State senators have previously passed legislation that makes it harder for people to vote. The new bill is on its way to the Republican-majority Senate where it is expected to be approved and then signed by Governor Greg Abbott.
The restrictions the bill intends to implement include barring mail ballot applications being sent to all registered voters. Mail ballots were a popular voting method in the 2020 election because of the pandemic. People of colour and low-income individuals are believed to be disproportionally impacted by the proposed changes in the bill, according to voting advocacy groups such as the ACLU.
Democrats made their opposition to the bill known as they debated into the wee hours on Friday, questioning why Republicans have zoned in on the issue when the Lone Star State has few examples of electoral fraud. Democrats introduced more than 100 amendments in an effort to slow down the vote, including allowing disruptive poll watchers to be removed.

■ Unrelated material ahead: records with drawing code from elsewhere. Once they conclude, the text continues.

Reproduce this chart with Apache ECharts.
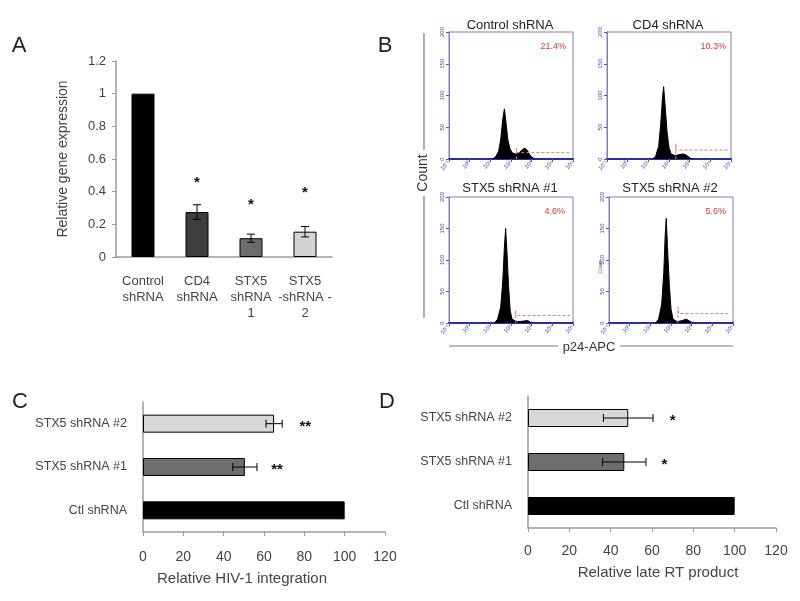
<!DOCTYPE html>
<html>
<head>
<meta charset="utf-8">
<script src="https://cdn.jsdelivr.net/npm/echarts@6/dist/echarts.min.js"></script>
<style>
html, body { margin: 0; padding: 0; background: #fff; }
#main { width: 800px; height: 601px; }
</style>
</head>
<body>
<div id="main"></div>
<script>
// panel A - relative gene expression
const catsA = ['Control\nshRNA', 'CD4\nshRNA', 'STX5\nshRNA\n1', 'STX5\n-shRNA -\n2']
const valsA = [1.0, 0.275, 0.115, 0.155]
const errA = [0, 0.045, 0.025, 0.032]
const starA = [null, 0.47, 0.34, 0.41]
const colorsA = ['#000000', '#3e3e3e', '#6c6c6c', '#d4d4d4']

// panel B - flow histograms, [log value, count]
const flowTitles = ['Control shRNA', 'CD4 shRNA', 'STX5 shRNA #1', 'STX5 shRNA #2']
const flowPercents = ['21.4%', '10.3%', '4.6%', '5.6%']
const flowXLabels = ['10⁻¹', '10⁰', '10¹', '10²', '10³', '10⁴', '10⁵']
const flowCtl = [[2.1, 0], [2.25, 3], [2.4, 12], [2.5, 30], [2.6, 62], [2.68, 79], [2.75, 60], [2.85, 30], [2.95, 16], [3.05, 10], [3.2, 8], [3.4, 10], [3.55, 15], [3.68, 17], [3.8, 13], [3.9, 7], [4.0, 3], [4.15, 0]]
const flowCD4 = [[2.2, 0], [2.35, 4], [2.5, 20], [2.6, 55], [2.68, 95], [2.74, 114], [2.8, 90], [2.9, 45], [3.0, 18], [3.1, 8], [3.3, 5], [3.5, 7], [3.7, 8], [3.85, 6], [4.0, 2], [4.1, 0]]
const flowStx1 = [[2.2, 0], [2.35, 6], [2.5, 25], [2.6, 65], [2.68, 120], [2.74, 150], [2.8, 115], [2.88, 60], [2.96, 20], [3.05, 6], [3.3, 2], [3.6, 3], [3.8, 4], [3.95, 1], [4.05, 0]]
const flowStx2 = [[2.25, 0], [2.4, 6], [2.55, 30], [2.65, 80], [2.72, 140], [2.77, 166], [2.83, 120], [2.92, 60], [3.0, 22], [3.1, 6], [3.3, 2], [3.55, 4], [3.75, 6], [3.9, 3], [4.05, 0]]
const gateX = [3.27, 3.33, 3.23, 3.34]
const gateY = [10, 14, 12, 15]

// panel C - HIV-1 integration
const catsCD = ['Ctl shRNA', 'STX5 shRNA #1', 'STX5 shRNA #2']
const valsC = [100, 50.5, 65]
const errC = [0, 6, 4]
const starC = [null, 66.5, 80.5]
// panel D - late RT product
const valsD = [100, 46.6, 48.5]
const errD = [0, 10.5, 12]
const starD = [null, 66, 70]
const colorsCD = ['#000000', '#6e6e6e', '#d8d8d8']

const FONT = 'Liberation Sans, Arial, sans-serif'
const chart = echarts.init(document.getElementById('main'))

function vErr (params, api) {
  const x = api.value(0), m = api.value(1), e = api.value(2)
  if (!e) return null
  const hi = api.coord([x, m + e]), lo = api.coord([x, m - e])
  const st = { stroke: '#000', lineWidth: 1 }
  return { type: 'group', children: [
    { type: 'line', shape: { x1: hi[0], y1: hi[1], x2: lo[0], y2: lo[1] }, style: st },
    { type: 'line', shape: { x1: hi[0] - 4, y1: hi[1], x2: hi[0] + 4, y2: hi[1] }, style: st },
    { type: 'line', shape: { x1: lo[0] - 4, y1: lo[1], x2: lo[0] + 4, y2: lo[1] }, style: st }
  ] }
}
function hErr (params, api) {
  const y = api.value(0), m = api.value(1), e = api.value(2)
  if (!e) return null
  const hi = api.coord([m + e, y]), lo = api.coord([m - e, y])
  const st = { stroke: '#000', lineWidth: 1 }
  return { type: 'group', children: [
    { type: 'line', shape: { x1: hi[0], y1: hi[1], x2: lo[0], y2: lo[1] }, style: st },
    { type: 'line', shape: { x1: hi[0], y1: hi[1] - 4, x2: hi[0], y2: hi[1] + 4 }, style: st },
    { type: 'line', shape: { x1: lo[0], y1: lo[1] - 4, x2: lo[0], y2: lo[1] + 4 }, style: st }
  ] }
}
function starText (horizontal, text) {
  return function (params, api) {
    const c = horizontal ? api.coord([api.value(1), api.value(0)]) : api.coord([api.value(0), api.value(1)])
    return { type: 'text', style: { text: text, x: c[0], y: c[1] + 3, fill: '#111', font: 'bold 15px ' + FONT, textAlign: 'center', textVerticalAlign: 'middle' } }
  }
}
function toTriples (vals, errs) {
  return vals.map((v, i) => [i, v, errs[i]])
}
function toStars (stars) {
  return stars.map((v, i) => v == null ? null : [i, v]).filter(d => d)
}

const grids = [
  { left: 116, top: 61, width: 216, height: 196 },
  { left: 449, top: 32, width: 124, height: 127 },
  { left: 607, top: 32, width: 124, height: 127 },
  { left: 449, top: 197, width: 124, height: 126 },
  { left: 609, top: 197, width: 124, height: 126 },
  { left: 143, top: 402, width: 242, height: 130 },
  { left: 528, top: 396, width: 248, height: 132 }
]
grids.forEach((g, i) => {
  if (i >= 1 && i <= 4) {
    g.show = true
    g.borderColor = '#7f7fbf'
    g.borderWidth = 1
  }
})

const grayAxis = { lineStyle: { color: '#9a9a9a', width: 1.5 } }
const xAxes = [
  { gridIndex: 0, type: 'category', data: catsA, axisLine: grayAxis, axisTick: { lineStyle: { color: '#9a9a9a' }, length: 4 },
    axisLabel: { color: '#444', fontSize: 13, lineHeight: 16, margin: 16, fontFamily: FONT, interval: 0 } }
]
const yAxes = [
  { gridIndex: 0, type: 'value', min: 0, max: 1.2, interval: 0.2, splitLine: { show: false }, axisLine: { show: true, lineStyle: { color: '#9a9a9a', width: 1.5 } },
    axisTick: { show: true, length: 4, lineStyle: { color: '#9a9a9a' } },
    axisLabel: { color: '#444', fontSize: 13, margin: 10, fontFamily: FONT },
    name: 'Relative gene expression', nameLocation: 'middle', nameGap: 46, nameTextStyle: { color: '#444', fontSize: 14, fontFamily: FONT } }
]
for (let k = 0; k < 4; k++) {
  xAxes.push({ gridIndex: k + 1, type: 'value', min: 0, max: 6, interval: 1, splitLine: { show: false },
    axisLine: { lineStyle: { color: '#2b2ba8', width: 2 } }, axisTick: { length: 3, lineStyle: { color: '#5555bb' } },
    axisLabel: { rotate: 45, fontSize: 6, margin: 3, color: '#4a4ac8', fontFamily: FONT, formatter: v => flowXLabels[v] } })
  yAxes.push({ gridIndex: k + 1, type: 'value', min: 0, max: 200, interval: 50, splitLine: { show: false },
    axisLine: { show: true, lineStyle: { color: '#7f7fbf' } }, axisTick: { show: true, length: 3, lineStyle: { color: '#5555bb' } },
    axisLabel: { rotate: 90, fontSize: 6, margin: 4, color: '#4a4ac8', fontFamily: FONT } })
}
const cdValueAxis = {
  type: 'value', min: 0, max: 120, interval: 20, splitLine: { show: false },
  axisLine: { show: true, lineStyle: { color: '#9a9a9a', width: 1.5 } },
  axisTick: { show: true, length: 4, lineStyle: { color: '#9a9a9a' } },
  axisLabel: { color: '#444', fontSize: 14, fontFamily: FONT }
}
xAxes.push(Object.assign({}, cdValueAxis, { gridIndex: 5, axisLabel: Object.assign({}, cdValueAxis.axisLabel, { margin: 18 }) }))
xAxes.push(Object.assign({}, cdValueAxis, { gridIndex: 6, axisLabel: Object.assign({}, cdValueAxis.axisLabel, { margin: 16 }) }))
for (let g = 5; g <= 6; g++) {
  yAxes.push({ gridIndex: g, type: 'category', data: catsCD, axisLine: grayAxis,
    axisTick: { length: 4, lineStyle: { color: '#9a9a9a' } },
    axisLabel: { color: '#444', fontSize: 12.5, margin: 16, fontFamily: FONT } })
}

const flowSets = [flowCtl, flowCD4, flowStx1, flowStx2]
const series = [
  { type: 'bar', xAxisIndex: 0, yAxisIndex: 0, barWidth: 23,
    data: valsA.map((v, i) => ({ value: v, itemStyle: { color: colorsA[i] } })),
    itemStyle: { borderColor: '#000', borderWidth: 1 } },
  { type: 'custom', xAxisIndex: 0, yAxisIndex: 0, renderItem: vErr, data: toTriples(valsA, errA), z: 5 },
  { type: 'custom', xAxisIndex: 0, yAxisIndex: 0, renderItem: starText(false, '*'), data: toStars(starA), z: 5 }
]
flowSets.forEach((d, k) => {
  series.push({ type: 'line', xAxisIndex: k + 1, yAxisIndex: k + 1, data: d, symbol: 'none',
    lineStyle: { color: '#000', width: 1 }, areaStyle: { color: '#000', opacity: 1 }, z: 3 })
  const gx = gateX[k], gy = gateY[k]
  series.push({ type: 'line', xAxisIndex: k + 1, yAxisIndex: k + 1, symbol: 'none', z: 4,
    data: [[gx, 0], [gx, gy * 1.7], [gx, gy], [5.85, gy]],
    lineStyle: { color: '#d98080', width: 1, type: [3, 2] } })
})
series.push(
  { type: 'bar', xAxisIndex: 5, yAxisIndex: 5, barWidth: 18,
    data: valsC.map((v, i) => ({ value: v, itemStyle: { color: colorsCD[i] } })),
    itemStyle: { borderColor: '#000', borderWidth: 1 } },
  { type: 'custom', xAxisIndex: 5, yAxisIndex: 5, renderItem: hErr, data: toTriples(valsC, errC), z: 5 },
  { type: 'custom', xAxisIndex: 5, yAxisIndex: 5, renderItem: starText(true, '**'), data: toStars(starC), z: 5 },
  { type: 'bar', xAxisIndex: 6, yAxisIndex: 6, barWidth: 18,
    data: valsD.map((v, i) => ({ value: v, itemStyle: { color: colorsCD[i] } })),
    itemStyle: { borderColor: '#000', borderWidth: 1 } },
  { type: 'custom', xAxisIndex: 6, yAxisIndex: 6, renderItem: hErr, data: toTriples(valsD, errD), z: 5 },
  { type: 'custom', xAxisIndex: 6, yAxisIndex: 6, renderItem: starText(true, '*'), data: toStars(starD), z: 5 }
)

function txt (text, x, y, size, color, extra) {
  return Object.assign({ type: 'text', x: x, y: y, style: { text: text, fill: color, font: size + 'px ' + FONT, textAlign: 'center', textVerticalAlign: 'middle' } }, extra || {})
}
function seg (x1, y1, x2, y2) {
  return { type: 'line', shape: { x1: x1, y1: y1, x2: x2, y2: y2 }, style: { stroke: '#777', lineWidth: 1.2 } }
}
const flowTitlePos = [[510, 25], [668, 25], [510, 188], [670, 188]]
const flowPctPos = [[566, 47], [726, 47], [565, 212], [726, 212]]
const graphics = [
  txt('A', 19, 46, 22, '#222'), txt('B', 385, 46, 22, '#222'),
  txt('C', 20, 402, 22, '#222'), txt('D', 387, 402, 22, '#222'),
  txt('Count', 423, 173, 14, '#333', { rotation: Math.PI / 2 }),
  seg(424, 33, 424, 150), seg(424, 196, 424, 318),
  txt('p24-APC', 589, 347, 13, '#333'),
  seg(449, 346, 558, 346), seg(620, 346, 733, 346),
  txt('Count', 601, 267, 5, '#555', { rotation: Math.PI / 2 }),
  txt('Relative HIV-1 integration', 242, 579, 15, '#444'),
  txt('Relative late RT product', 658, 573, 15, '#444')
]
flowTitles.forEach((t, k) => graphics.push(txt(t, flowTitlePos[k][0], flowTitlePos[k][1], 13, '#222')))
flowPercents.forEach((t, k) => {
  const g = txt(t, flowPctPos[k][0], flowPctPos[k][1], 9, '#e5323c')
  g.style.textAlign = 'right'
  graphics.push(g)
})

chart.setOption({
  backgroundColor: '#fff',
  animation: false,
  grid: grids,
  xAxis: xAxes,
  yAxis: yAxes,
  series: series,
  graphic: graphics
})
</script>
</body>
</html>
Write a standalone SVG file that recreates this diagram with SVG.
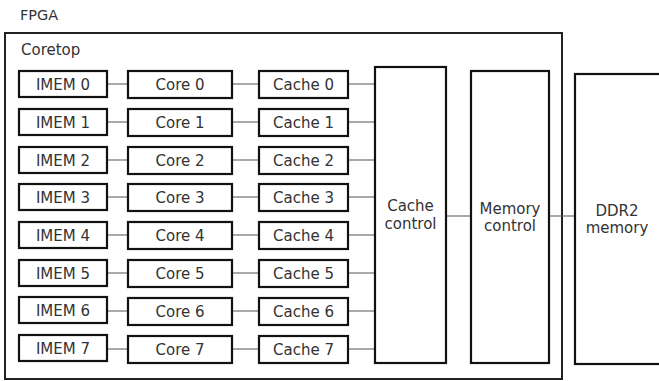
<svg xmlns="http://www.w3.org/2000/svg" width="659" height="381" viewBox="0 0 659 381">
  <style>
    .box { fill: #ffffff; stroke: #111111; stroke-width: 2.2; }
    .frame { fill: none; stroke: #222222; stroke-width: 2; }
    .wire { fill: none; stroke: #555555; stroke-width: 1.2; }
    text { font-family: "DejaVu Sans", "Noto Sans", sans-serif; font-size: 15px; fill: #333333; }
    .c { text-anchor: middle; }
  </style>
  <rect width="659" height="381" fill="#ffffff"/>

  <text x="20" y="20" style="font-size:14.5px">FPGA</text>

  <g id="coretop">
    <rect class="frame" x="5" y="33" width="557" height="346"/>
    <text x="21" y="55">Coretop</text>
  </g>

  <!-- connectors -->
  <g id="connectors">
    <path class="wire" d="M107 84H128 M232 84H259 M348 84H375"/>
    <path class="wire" d="M107 122H128 M232 122H259 M348 122H375"/>
    <path class="wire" d="M107 160H128 M232 160H259 M348 160H375"/>
    <path class="wire" d="M107 197H128 M232 197H259 M348 197H375"/>
    <path class="wire" d="M107 235H128 M232 235H259 M348 235H375"/>
    <path class="wire" d="M107 273H128 M232 273H259 M348 273H375"/>
    <path class="wire" d="M107 311H128 M232 311H259 M348 311H375"/>
    <path class="wire" d="M107 349H128 M232 349H259 M348 349H375"/>
    <path class="wire" d="M446 216H471 M549 216H575"/>
  </g>

  <!-- row 0 -->
  <g id="imem0"><rect class="box" x="19" y="71" width="88" height="26"/><text class="c" x="63" y="90">IMEM 0</text></g>
  <g id="core0"><rect class="box" x="128" y="71" width="104" height="27"/><text class="c" x="180" y="90">Core 0</text></g>
  <g id="cache0"><rect class="box" x="259" y="71" width="89" height="27"/><text class="c" x="303.5" y="90">Cache 0</text></g>
  <!-- row 1 -->
  <g id="imem1"><rect class="box" x="19" y="109" width="88" height="26"/><text class="c" x="63" y="128">IMEM 1</text></g>
  <g id="core1"><rect class="box" x="128" y="109" width="104" height="27"/><text class="c" x="180" y="128">Core 1</text></g>
  <g id="cache1"><rect class="box" x="259" y="109" width="89" height="27"/><text class="c" x="303.5" y="128">Cache 1</text></g>
  <!-- row 2 -->
  <g id="imem2"><rect class="box" x="19" y="147" width="88" height="26"/><text class="c" x="63" y="166">IMEM 2</text></g>
  <g id="core2"><rect class="box" x="128" y="147" width="104" height="27"/><text class="c" x="180" y="166">Core 2</text></g>
  <g id="cache2"><rect class="box" x="259" y="147" width="89" height="27"/><text class="c" x="303.5" y="166">Cache 2</text></g>
  <!-- row 3 -->
  <g id="imem3"><rect class="box" x="19" y="184" width="88" height="26"/><text class="c" x="63" y="203">IMEM 3</text></g>
  <g id="core3"><rect class="box" x="128" y="184" width="104" height="27"/><text class="c" x="180" y="203">Core 3</text></g>
  <g id="cache3"><rect class="box" x="259" y="184" width="89" height="27"/><text class="c" x="303.5" y="203">Cache 3</text></g>
  <!-- row 4 -->
  <g id="imem4"><rect class="box" x="19" y="222" width="88" height="26"/><text class="c" x="63" y="241">IMEM 4</text></g>
  <g id="core4"><rect class="box" x="128" y="222" width="104" height="27"/><text class="c" x="180" y="241">Core 4</text></g>
  <g id="cache4"><rect class="box" x="259" y="222" width="89" height="27"/><text class="c" x="303.5" y="241">Cache 4</text></g>
  <!-- row 5 -->
  <g id="imem5"><rect class="box" x="19" y="260" width="88" height="26"/><text class="c" x="63" y="279">IMEM 5</text></g>
  <g id="core5"><rect class="box" x="128" y="260" width="104" height="27"/><text class="c" x="180" y="279">Core 5</text></g>
  <g id="cache5"><rect class="box" x="259" y="260" width="89" height="27"/><text class="c" x="303.5" y="279">Cache 5</text></g>
  <!-- row 6 -->
  <g id="imem6"><rect class="box" x="19" y="297" width="88" height="26"/><text class="c" x="63" y="316">IMEM 6</text></g>
  <g id="core6"><rect class="box" x="128" y="298" width="104" height="27"/><text class="c" x="180" y="317">Core 6</text></g>
  <g id="cache6"><rect class="box" x="259" y="298" width="89" height="27"/><text class="c" x="303.5" y="317">Cache 6</text></g>
  <!-- row 7 -->
  <g id="imem7"><rect class="box" x="19" y="335" width="88" height="26"/><text class="c" x="63" y="354">IMEM 7</text></g>
  <g id="core7"><rect class="box" x="128" y="336" width="104" height="27"/><text class="c" x="180" y="355">Core 7</text></g>
  <g id="cache7"><rect class="box" x="259" y="336" width="89" height="27"/><text class="c" x="303.5" y="355">Cache 7</text></g>

  <g id="cache-control">
    <rect class="box" x="375" y="67" width="71" height="296"/>
    <text class="c" x="410.5" y="211">Cache</text>
    <text class="c" x="410.5" y="229">control</text>
  </g>
  <g id="memory-control">
    <rect class="box" x="471" y="71" width="78" height="292"/>
    <text class="c" x="510" y="214">Memory</text>
    <text class="c" x="510" y="231">control</text>
  </g>
  <g id="ddr2">
    <rect class="box" x="575" y="74" width="100" height="290"/>
    <text class="c" x="617" y="216">DDR2</text>
    <text class="c" x="617" y="233">memory</text>
  </g>
</svg>
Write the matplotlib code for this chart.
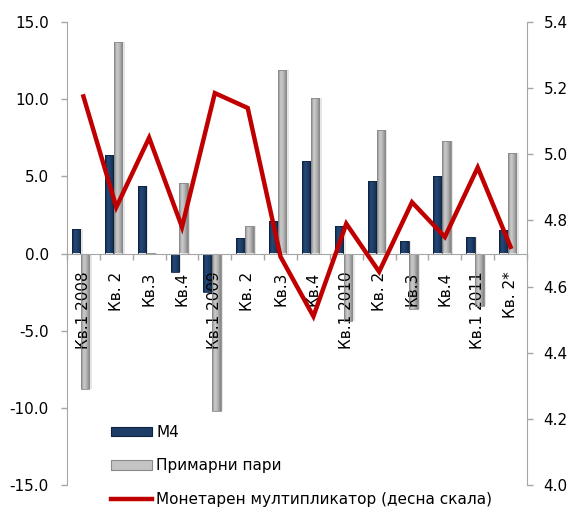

However conclusions were reached by both sides on 20 different amendments to the legislation, going some way to dissipate anger among voting right campaign groups, Associated Press reported. The 81-64 vote split along party lines when it came in at 3am.
On Thursday Florida’s Governor Ron DeSantis also signed a bill placing restrictions on voting by mail, and adding new rules on ballot drop boxes. Other Republican-controlled states including Georgia, Montana and Iowa have introduced similar restrictions on voting.
Those opposed to voting restrictions say that these states are merely buying into the lies of former president Donald Trump. After he lost the presidential election in November, Mr Trump’s legal team filed lawsuits up and down the country making baseless accusations of voter fraud.
Backers of tightened voting rules claim that the measures increase trust in the US electoral system.
During a heated debate in the Texas House chamber on Thursday, Democrats questioned their Republican counterparts as to why the bill was required when senior election officials had found no evidence of voter fraud.
“If it’s not broken, what are we trying to fix?” State Rep. Jessica Gonzalez, a Democrat, asked Republican Rep. Briscoe Cain on the House floor.
“We don’t need to wait for bad things to happen to try to secure our elections,” he responded.
When asked if he or the Attorney General’s office had vetted the voting bill for its potential impact on minority voters, Rep. Cain, the Republican who chairs the Elections Committee and author of the bill, said that he had not checked.
Democrat Rep. Chris Turner said Texas Attorney General, Ken Paxton, had uncovered just six examples of voter fraud in the 2020 election out of a total 11 million votes cast.
“Is this bill simply a part and continuation of the ‘Big Lie’ perpetrated by Donald Trump?” Rep Turner asked.
Rep. Cain refuted this. “This is not about 2020... This bill is not a response to 2020,” he said.
Some Democrats scrutinized the language of the bill. Rep. Rafael Anchia said the wording was reminiscent of Jim Crow, an era of systemic racism that existed until the mid-20th century in the American South and caused the segregation and disenfranchisement of Black Americans.
Rep. Anchia asked: “What was your motivation for using that term ‘Purity at the ballot box’, because that’s a specific set of words that has a lot of meaning in state history?”
Rep. Cain responded that he “was not familiar” with the phrase being used in the context of Jim Crow.
The next vote on the bill is later on Friday, 7 May.